W. W. Cope, and P. F. Dunne, for Respondent.
JUDGES: In Bank. Works, J. Paterson, J., McFarland, J., Sharpstein, J., Thornton, J., and Beatty, C. J., concurred.
OPINION
WORKS, Judge
This is an accusation for the disbarment of the respondent, an attorney of this court. The accusation charges generally "that heretofore, to wit, at the several times hereinafter mentioned, said Lowenthal violated the said oath taken by him as such attorney and counselor at law, by, -- 1. Not maintaining the respect due to the courts of justice and judicial officers of his state; 2. By counseling and maintaining a defense to an action which did not appear to [21 P. 8] him legal or just; 3. By employing means in defense of an action which were inconsistent with truth; 4. By misleading in an action in this state the judge of the court by artifice and by false statement of fact and law."
Following this is a full narrative statement of the acts and conduct of the respondent claimed to constitute the misconduct above charged.

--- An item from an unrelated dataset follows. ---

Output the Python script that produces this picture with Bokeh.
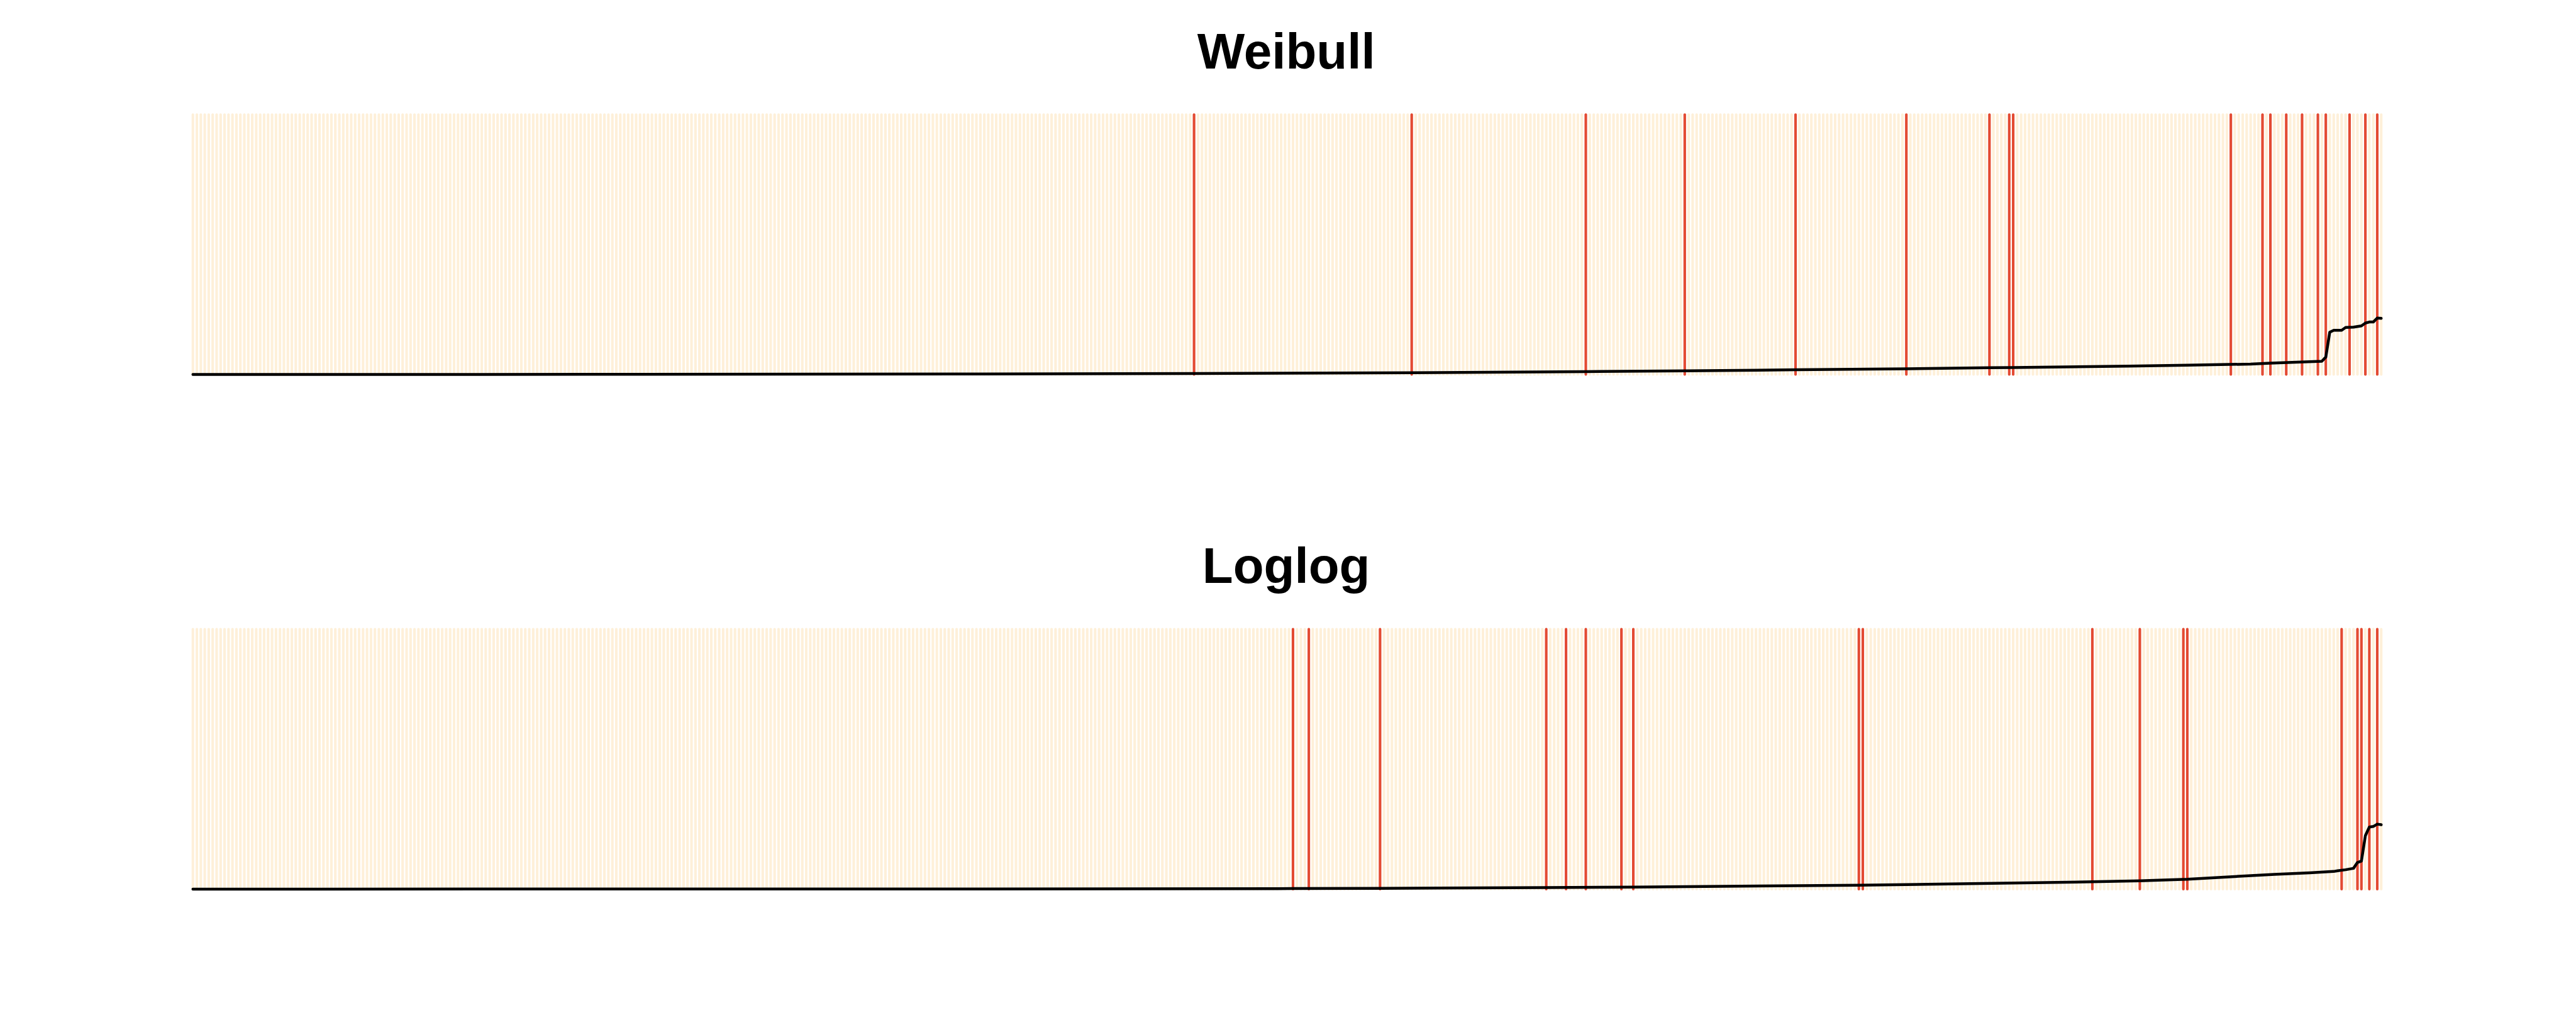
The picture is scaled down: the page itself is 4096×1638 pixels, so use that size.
from bokeh.plotting import figure
from bokeh.layouts import column
from bokeh.models import Label, Range1d
from bokeh.embed import file_html
from bokeh.resources import INLINE

# ---------------- data ----------------
titles = ["Weibull", "Loglog"]
n_obs = 554
obs_index = list(range(1, n_obs + 1))

weibull_events = [254, 309, 353, 378, 406, 434, 455, 460, 461, 516, 524, 526,
                  530, 534, 538, 540, 546, 550, 553]
loglog_events = [279, 283, 301, 343, 348, 353, 362, 365, 422, 423, 481, 493,
                 504, 505, 544, 548, 549, 551, 553]

weibull_curve_x = [1, 100, 200, 254, 309, 353, 378, 406, 434, 455, 461, 490,
                   505, 521, 526, 539, 540, 541, 542, 544, 545, 547, 549, 550,
                   551, 552, 553, 554]
weibull_curve_y = [0.0, 0.0005, 0.002, 0.004, 0.007, 0.011, 0.014, 0.018, 0.022,
                   0.026, 0.027, 0.032, 0.036, 0.040, 0.0435, 0.051, 0.067, 0.163,
                   0.170, 0.170, 0.181, 0.182, 0.187, 0.198, 0.202, 0.202, 0.217,
                   0.216]

loglog_curve_x = [1, 200, 279, 301, 343, 365, 422, 481, 493, 505, 527, 536, 542,
                  543, 545, 547, 548, 549, 550, 551, 552, 553, 554]
loglog_curve_y = [0.0, 0.0005, 0.002, 0.003, 0.006, 0.008, 0.015, 0.028, 0.032,
                  0.038, 0.057, 0.0627, 0.068, 0.0708, 0.0746, 0.080, 0.1025,
                  0.108, 0.2056, 0.239, 0.241, 0.250, 0.2477]

# ---------------- layout (reference pixel geometry) ----------------
S = 0.682            # scale from reference to output
X1_REF = 449.0       # ref x of observation 1
DX_REF = 9.226       # ref px per observation
Y0_REF = 872.5       # ref y of value 0 in panel 1
UNIT_REF = 606.0     # ref px per unit of y
PANEL_REF = 1200.0   # ref height of one panel
TITLE_X_REF = 2998.0
TITLE_MID_REF = 118.2

W = 4090
HEIGHTS = [818, 818]
TOPS = [0, HEIGHTS[0]]

PALE = "#FEF0D9"
RED = "#E34A33"


def xdata(ref_x):
    return 1 + (ref_x - X1_REF) / DX_REF


def make_panel(k, events, cx, cy):
    off = k * PANEL_REF
    top, h = TOPS[k], HEIGHTS[k]

    def ydata(ref_y):
        return (Y0_REF + off - ref_y) / UNIT_REF

    xr = Range1d(xdata(0), xdata(W / S))
    yr = Range1d(ydata((top + h) / S), ydata(top / S))
    p = figure(width=W, height=h, x_range=xr, y_range=yr,
               output_backend="svg", toolbar_location=None,
               min_border=0, min_border_left=0, min_border_right=0,
               min_border_top=0, min_border_bottom=0)
    p.axis.visible = False
    p.grid.visible = False
    p.outline_line_color = None
    p.background_fill_color = "white"
    p.border_fill_color = "white"

    p.segment(x0=obs_index, y0=0, x1=obs_index, y1=1, line_color=PALE,
              line_width=4.1, line_cap="round")
    p.segment(x0=events, y0=0, x1=events, y1=1, line_color=RED,
              line_width=4.1, line_cap="round")
    p.line(cx, cy, line_color="black", line_width=4.5, line_join="round",
           line_cap="round")

    lab = Label(x=xdata(TITLE_X_REF), y=ydata(TITLE_MID_REF + off),
                text=titles[k], text_align="center", text_baseline="middle",
                text_font="Liberation Sans", text_font_style="bold",
                text_font_size="80px", text_color="black")
    p.add_layout(lab)
    return p


p1 = make_panel(0, weibull_events, weibull_curve_x, weibull_curve_y)
p2 = make_panel(1, loglog_events, loglog_curve_x, loglog_curve_y)

layout = column(p1, p2, spacing=0)
open("out.html", "w").write(file_html(layout, INLINE))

There is a demurrer to the accusation, which raises the only question to be determined. The demurrer is upon the general ground that the accusation does not state facts sufficient to constitute any offense or violation of the oath of said Lowenthal, as attorney and counselor at law, or any cause for disbarment. The demurrer also goes to that part of the accusation setting out the facts relied upon, upon the same ground. The further ground of demurrer is, that the offenses charged are barred by the statute of limitations. The specific objection made to the allegation of facts, urged at the argument, is that the facts set out are not attempted to be applied to any of the specifications alleged, but are stated generally, leaving it for the respondent and the court to apply them as best they may.
We must say that the accusation is not a model pleading in this respect. The facts stated, as we have said, are set out in narrative form, without any allegations connecting them with one or the other of the general charges of misconduct, and are unnecessarily long, but we think they are such as to show misconduct on the part of the respondent, as an attorney of this court, sufficient to put him upon his trial. As these facts will necessarily have to be more fully considered upon the final hearing, we do not set them out here in full, or comment upon them.

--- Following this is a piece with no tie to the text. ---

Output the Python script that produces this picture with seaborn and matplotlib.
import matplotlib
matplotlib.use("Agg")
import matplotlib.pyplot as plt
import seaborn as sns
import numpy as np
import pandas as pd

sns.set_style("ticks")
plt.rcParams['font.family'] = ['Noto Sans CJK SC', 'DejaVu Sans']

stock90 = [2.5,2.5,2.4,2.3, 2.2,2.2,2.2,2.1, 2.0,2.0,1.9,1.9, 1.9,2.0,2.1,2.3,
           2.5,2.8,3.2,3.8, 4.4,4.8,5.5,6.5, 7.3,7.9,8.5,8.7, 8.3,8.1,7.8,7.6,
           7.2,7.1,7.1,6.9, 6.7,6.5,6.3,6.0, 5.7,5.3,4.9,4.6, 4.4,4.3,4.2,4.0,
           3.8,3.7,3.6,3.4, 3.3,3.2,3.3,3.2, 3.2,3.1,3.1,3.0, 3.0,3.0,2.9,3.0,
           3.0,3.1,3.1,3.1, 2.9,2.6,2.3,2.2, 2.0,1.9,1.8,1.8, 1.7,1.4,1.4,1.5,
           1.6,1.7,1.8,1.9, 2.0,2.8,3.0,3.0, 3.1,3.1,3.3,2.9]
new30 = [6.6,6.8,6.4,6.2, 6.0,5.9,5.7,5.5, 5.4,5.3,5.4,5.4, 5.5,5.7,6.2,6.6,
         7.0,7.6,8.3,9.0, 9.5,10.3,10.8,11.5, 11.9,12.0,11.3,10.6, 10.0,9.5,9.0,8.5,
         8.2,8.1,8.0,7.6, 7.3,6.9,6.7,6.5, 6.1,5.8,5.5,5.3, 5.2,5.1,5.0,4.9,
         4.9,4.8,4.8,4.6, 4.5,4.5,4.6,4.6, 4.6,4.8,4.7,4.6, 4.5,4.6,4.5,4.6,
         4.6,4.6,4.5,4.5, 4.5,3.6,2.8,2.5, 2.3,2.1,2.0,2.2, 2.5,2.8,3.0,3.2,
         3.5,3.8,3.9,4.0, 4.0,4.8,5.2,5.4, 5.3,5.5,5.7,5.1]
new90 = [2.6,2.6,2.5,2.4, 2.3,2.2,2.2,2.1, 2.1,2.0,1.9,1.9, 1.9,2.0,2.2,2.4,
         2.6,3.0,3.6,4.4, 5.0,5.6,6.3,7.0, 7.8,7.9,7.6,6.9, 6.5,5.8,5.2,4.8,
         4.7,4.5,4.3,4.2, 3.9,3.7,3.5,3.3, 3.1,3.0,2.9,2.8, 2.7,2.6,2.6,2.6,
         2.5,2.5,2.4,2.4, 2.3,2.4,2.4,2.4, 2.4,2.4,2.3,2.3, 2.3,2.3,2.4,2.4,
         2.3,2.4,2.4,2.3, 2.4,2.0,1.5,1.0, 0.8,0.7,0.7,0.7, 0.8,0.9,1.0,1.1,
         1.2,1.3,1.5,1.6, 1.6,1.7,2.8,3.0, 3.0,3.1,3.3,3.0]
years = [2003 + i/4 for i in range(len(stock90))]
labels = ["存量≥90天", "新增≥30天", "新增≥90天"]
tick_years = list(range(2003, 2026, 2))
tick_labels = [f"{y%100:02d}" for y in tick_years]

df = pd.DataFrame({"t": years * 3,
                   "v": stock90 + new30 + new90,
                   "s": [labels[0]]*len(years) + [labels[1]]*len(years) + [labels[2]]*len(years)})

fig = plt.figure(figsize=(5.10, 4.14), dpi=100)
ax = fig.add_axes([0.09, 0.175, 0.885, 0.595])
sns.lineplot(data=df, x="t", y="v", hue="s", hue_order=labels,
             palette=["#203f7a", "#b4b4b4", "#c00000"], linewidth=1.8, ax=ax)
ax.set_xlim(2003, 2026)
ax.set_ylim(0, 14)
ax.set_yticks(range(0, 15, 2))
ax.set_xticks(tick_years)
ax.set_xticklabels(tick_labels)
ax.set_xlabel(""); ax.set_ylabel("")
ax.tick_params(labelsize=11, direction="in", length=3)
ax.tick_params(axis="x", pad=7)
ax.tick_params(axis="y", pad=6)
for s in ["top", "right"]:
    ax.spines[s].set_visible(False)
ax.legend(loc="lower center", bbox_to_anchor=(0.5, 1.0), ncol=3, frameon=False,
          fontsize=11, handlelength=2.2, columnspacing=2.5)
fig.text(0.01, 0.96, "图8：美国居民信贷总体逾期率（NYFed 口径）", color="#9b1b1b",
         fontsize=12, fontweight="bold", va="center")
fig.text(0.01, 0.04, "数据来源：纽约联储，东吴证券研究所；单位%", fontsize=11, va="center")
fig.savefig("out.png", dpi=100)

As to the objection made that the offenses charged are barred by the statute of limitations, it appears that the acts complained of were committed some three years since. We do not understand that a charge of this kind can be barred by the statute of limitations, or that it should be, under any circumstances. The fullest opportunity should be given to investigate the conduct of an attorney who is charged with a violation of his duties as such; and while this court might not be willing to disbar or suspend an attorney if it appeared that there had been unreasonable delay in the presentation of the charges, so that a fair opportunity could not be had for procuring the witnesses and meeting the accusation, we are not prepared to say, as a matter of law upon this demurrer, that the accusation is barred either by the express terms of the statute of limitations or by analogy.
For the reasons stated, the demurrer to the accusation is overruled, and the respondent is allowed twenty days within which to prepare and file his answer.